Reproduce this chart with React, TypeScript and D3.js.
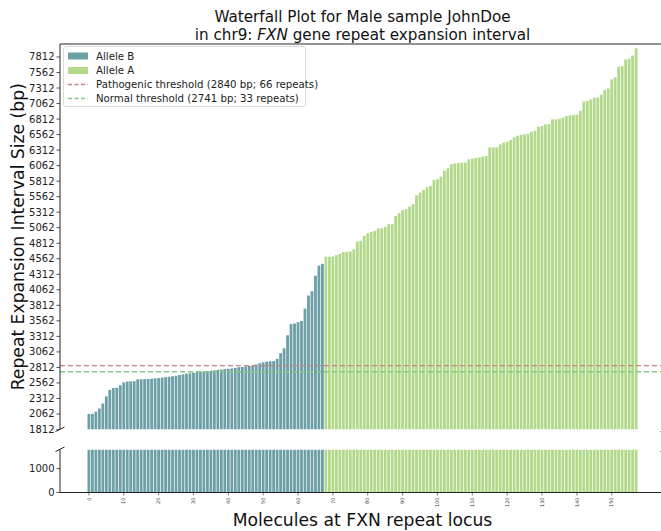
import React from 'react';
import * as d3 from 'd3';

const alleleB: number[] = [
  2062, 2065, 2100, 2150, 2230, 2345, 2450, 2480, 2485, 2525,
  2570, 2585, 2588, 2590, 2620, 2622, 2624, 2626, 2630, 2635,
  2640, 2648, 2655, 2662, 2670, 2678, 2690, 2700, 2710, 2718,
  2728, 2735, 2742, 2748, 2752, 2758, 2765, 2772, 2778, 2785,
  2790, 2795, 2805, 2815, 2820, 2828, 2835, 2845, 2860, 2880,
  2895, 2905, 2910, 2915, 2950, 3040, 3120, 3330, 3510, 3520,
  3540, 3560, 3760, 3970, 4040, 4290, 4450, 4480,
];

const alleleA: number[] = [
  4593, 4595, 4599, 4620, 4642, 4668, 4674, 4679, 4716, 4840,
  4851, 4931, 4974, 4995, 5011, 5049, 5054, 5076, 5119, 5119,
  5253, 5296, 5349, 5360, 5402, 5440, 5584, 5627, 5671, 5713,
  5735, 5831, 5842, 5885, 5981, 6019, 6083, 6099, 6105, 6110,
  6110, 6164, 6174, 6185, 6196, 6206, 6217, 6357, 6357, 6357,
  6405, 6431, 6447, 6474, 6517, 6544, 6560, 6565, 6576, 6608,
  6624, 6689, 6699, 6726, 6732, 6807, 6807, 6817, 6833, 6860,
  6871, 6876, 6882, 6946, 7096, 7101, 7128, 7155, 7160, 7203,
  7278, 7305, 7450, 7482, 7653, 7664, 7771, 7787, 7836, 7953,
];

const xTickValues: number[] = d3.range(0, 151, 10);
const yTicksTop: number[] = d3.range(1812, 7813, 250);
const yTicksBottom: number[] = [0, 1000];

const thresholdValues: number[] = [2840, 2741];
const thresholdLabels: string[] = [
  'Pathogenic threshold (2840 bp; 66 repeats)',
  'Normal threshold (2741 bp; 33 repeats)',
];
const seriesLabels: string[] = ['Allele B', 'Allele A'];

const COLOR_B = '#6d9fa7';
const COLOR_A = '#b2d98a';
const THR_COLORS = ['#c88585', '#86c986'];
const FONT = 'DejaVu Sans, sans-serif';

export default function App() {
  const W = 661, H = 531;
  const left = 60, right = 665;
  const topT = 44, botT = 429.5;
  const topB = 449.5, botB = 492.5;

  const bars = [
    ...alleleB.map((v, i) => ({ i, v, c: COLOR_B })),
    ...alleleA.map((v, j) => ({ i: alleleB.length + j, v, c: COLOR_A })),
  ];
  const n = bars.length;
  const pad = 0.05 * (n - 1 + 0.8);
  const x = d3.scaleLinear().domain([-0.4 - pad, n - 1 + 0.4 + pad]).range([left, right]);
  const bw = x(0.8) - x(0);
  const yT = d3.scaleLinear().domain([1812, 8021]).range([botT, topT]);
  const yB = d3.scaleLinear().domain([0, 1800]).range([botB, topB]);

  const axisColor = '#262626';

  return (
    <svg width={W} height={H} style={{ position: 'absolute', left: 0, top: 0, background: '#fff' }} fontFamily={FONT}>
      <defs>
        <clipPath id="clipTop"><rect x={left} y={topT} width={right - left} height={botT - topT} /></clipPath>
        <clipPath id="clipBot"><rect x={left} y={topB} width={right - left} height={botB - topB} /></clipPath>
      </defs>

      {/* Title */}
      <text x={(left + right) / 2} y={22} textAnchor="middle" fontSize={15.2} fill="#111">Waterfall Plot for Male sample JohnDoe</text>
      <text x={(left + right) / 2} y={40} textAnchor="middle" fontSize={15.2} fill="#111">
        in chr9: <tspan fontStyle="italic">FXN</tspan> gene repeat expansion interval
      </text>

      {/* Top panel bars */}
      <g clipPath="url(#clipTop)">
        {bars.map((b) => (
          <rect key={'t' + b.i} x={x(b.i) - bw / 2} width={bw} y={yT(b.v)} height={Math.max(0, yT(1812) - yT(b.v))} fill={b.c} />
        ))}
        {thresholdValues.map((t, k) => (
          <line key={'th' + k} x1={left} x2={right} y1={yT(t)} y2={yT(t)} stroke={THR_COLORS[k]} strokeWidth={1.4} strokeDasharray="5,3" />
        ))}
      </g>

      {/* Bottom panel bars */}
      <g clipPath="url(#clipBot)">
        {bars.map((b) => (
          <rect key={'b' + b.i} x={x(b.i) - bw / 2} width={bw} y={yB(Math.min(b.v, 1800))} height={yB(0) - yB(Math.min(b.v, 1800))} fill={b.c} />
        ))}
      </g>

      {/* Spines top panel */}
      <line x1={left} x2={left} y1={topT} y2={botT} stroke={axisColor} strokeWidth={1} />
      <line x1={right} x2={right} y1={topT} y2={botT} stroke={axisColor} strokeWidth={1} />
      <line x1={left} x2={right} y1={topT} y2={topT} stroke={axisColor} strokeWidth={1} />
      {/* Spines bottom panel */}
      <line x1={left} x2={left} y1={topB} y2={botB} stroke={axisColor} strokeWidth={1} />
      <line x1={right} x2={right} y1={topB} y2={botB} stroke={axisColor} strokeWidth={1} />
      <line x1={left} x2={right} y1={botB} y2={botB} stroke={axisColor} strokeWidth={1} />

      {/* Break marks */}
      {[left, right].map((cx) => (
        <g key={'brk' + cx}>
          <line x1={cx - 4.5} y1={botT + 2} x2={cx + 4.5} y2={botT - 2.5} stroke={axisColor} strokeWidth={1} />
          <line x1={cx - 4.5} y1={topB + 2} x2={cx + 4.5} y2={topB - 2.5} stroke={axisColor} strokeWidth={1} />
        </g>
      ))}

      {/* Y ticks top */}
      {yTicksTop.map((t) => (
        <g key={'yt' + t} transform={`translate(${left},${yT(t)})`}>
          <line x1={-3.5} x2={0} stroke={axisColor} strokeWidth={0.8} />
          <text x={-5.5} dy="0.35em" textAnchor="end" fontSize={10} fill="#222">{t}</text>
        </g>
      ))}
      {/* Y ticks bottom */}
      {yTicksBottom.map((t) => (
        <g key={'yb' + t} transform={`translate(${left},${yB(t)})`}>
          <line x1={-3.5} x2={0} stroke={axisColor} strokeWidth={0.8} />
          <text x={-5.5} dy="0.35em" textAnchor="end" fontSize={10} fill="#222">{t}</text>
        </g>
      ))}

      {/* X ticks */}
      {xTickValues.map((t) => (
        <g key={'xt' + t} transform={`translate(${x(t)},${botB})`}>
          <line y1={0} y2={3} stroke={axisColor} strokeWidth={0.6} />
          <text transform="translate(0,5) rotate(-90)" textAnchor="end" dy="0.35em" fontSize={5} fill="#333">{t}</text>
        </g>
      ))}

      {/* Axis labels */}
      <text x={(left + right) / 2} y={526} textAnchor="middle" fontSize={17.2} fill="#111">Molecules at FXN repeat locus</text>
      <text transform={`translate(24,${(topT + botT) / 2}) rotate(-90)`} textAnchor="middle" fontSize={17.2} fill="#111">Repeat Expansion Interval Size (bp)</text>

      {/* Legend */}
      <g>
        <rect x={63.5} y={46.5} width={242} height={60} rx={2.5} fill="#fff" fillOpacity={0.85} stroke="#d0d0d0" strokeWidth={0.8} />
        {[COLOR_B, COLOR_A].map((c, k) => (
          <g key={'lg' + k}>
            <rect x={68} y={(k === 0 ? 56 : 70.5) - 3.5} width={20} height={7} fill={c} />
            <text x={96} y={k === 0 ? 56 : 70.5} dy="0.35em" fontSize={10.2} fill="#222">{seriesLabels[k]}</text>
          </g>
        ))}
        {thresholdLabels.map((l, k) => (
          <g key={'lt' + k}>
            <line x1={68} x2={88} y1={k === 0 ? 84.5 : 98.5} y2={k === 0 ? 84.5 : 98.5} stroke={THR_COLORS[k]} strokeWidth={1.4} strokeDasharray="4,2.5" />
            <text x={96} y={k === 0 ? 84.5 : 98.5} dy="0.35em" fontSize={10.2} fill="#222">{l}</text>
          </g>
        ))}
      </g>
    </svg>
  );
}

____

Starting with the first line of the data above and ending with the line containing "const yTicksBottom: number[] = [0, 1000];", please restate every line exactly, leaving images out.

Reproduce this chart with React, TypeScript and D3.js.
import React from 'react';
import * as d3 from 'd3';

const alleleB: number[] = [
  2062, 2065, 2100, 2150, 2230, 2345, 2450, 2480, 2485, 2525,
  2570, 2585, 2588, 2590, 2620, 2622, 2624, 2626, 2630, 2635,
  2640, 2648, 2655, 2662, 2670, 2678, 2690, 2700, 2710, 2718,
  2728, 2735, 2742, 2748, 2752, 2758, 2765, 2772, 2778, 2785,
  2790, 2795, 2805, 2815, 2820, 2828, 2835, 2845, 2860, 2880,
  2895, 2905, 2910, 2915, 2950, 3040, 3120, 3330, 3510, 3520,
  3540, 3560, 3760, 3970, 4040, 4290, 4450, 4480,
];

const alleleA: number[] = [
  4593, 4595, 4599, 4620, 4642, 4668, 4674, 4679, 4716, 4840,
  4851, 4931, 4974, 4995, 5011, 5049, 5054, 5076, 5119, 5119,
  5253, 5296, 5349, 5360, 5402, 5440, 5584, 5627, 5671, 5713,
  5735, 5831, 5842, 5885, 5981, 6019, 6083, 6099, 6105, 6110,
  6110, 6164, 6174, 6185, 6196, 6206, 6217, 6357, 6357, 6357,
  6405, 6431, 6447, 6474, 6517, 6544, 6560, 6565, 6576, 6608,
  6624, 6689, 6699, 6726, 6732, 6807, 6807, 6817, 6833, 6860,
  6871, 6876, 6882, 6946, 7096, 7101, 7128, 7155, 7160, 7203,
  7278, 7305, 7450, 7482, 7653, 7664, 7771, 7787, 7836, 7953,
];

const xTickValues: number[] = d3.range(0, 151, 10);
const yTicksTop: number[] = d3.range(1812, 7813, 250);
const yTicksBottom: number[] = [0, 1000];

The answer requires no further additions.